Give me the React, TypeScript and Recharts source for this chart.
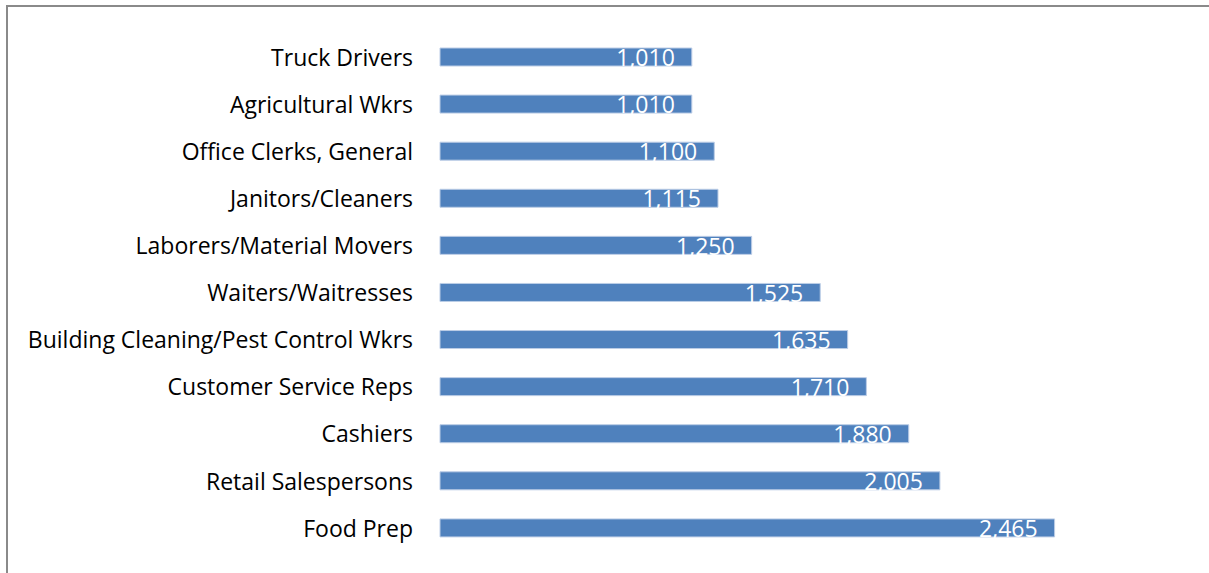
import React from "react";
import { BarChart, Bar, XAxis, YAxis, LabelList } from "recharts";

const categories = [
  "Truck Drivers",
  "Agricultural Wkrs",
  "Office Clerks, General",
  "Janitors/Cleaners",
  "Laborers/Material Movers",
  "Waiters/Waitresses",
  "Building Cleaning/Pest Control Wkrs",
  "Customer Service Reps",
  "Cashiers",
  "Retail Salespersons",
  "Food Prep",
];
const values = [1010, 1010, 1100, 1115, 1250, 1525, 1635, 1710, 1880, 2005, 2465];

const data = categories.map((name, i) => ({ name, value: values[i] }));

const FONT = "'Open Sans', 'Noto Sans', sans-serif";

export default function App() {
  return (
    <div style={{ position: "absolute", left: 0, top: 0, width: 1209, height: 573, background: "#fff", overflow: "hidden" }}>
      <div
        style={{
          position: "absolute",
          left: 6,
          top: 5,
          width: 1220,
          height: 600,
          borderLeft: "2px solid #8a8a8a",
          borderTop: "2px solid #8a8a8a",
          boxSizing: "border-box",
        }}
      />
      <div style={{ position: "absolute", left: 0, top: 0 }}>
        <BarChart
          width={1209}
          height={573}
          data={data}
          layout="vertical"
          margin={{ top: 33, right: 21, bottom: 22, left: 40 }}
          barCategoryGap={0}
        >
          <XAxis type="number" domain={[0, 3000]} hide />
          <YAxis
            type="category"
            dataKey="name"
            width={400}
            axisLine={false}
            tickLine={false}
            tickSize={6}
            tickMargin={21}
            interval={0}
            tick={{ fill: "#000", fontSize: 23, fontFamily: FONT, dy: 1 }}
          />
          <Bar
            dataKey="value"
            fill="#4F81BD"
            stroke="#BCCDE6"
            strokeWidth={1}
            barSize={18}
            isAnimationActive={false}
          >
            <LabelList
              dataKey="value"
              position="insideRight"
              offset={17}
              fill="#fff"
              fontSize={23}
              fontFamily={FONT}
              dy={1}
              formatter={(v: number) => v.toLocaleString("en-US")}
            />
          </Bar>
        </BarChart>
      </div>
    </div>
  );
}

● ● ● ●

Check every line of the data, and copy the ones that contain "React".

Give me the React, TypeScript and Recharts source for this chart.
import React from "react";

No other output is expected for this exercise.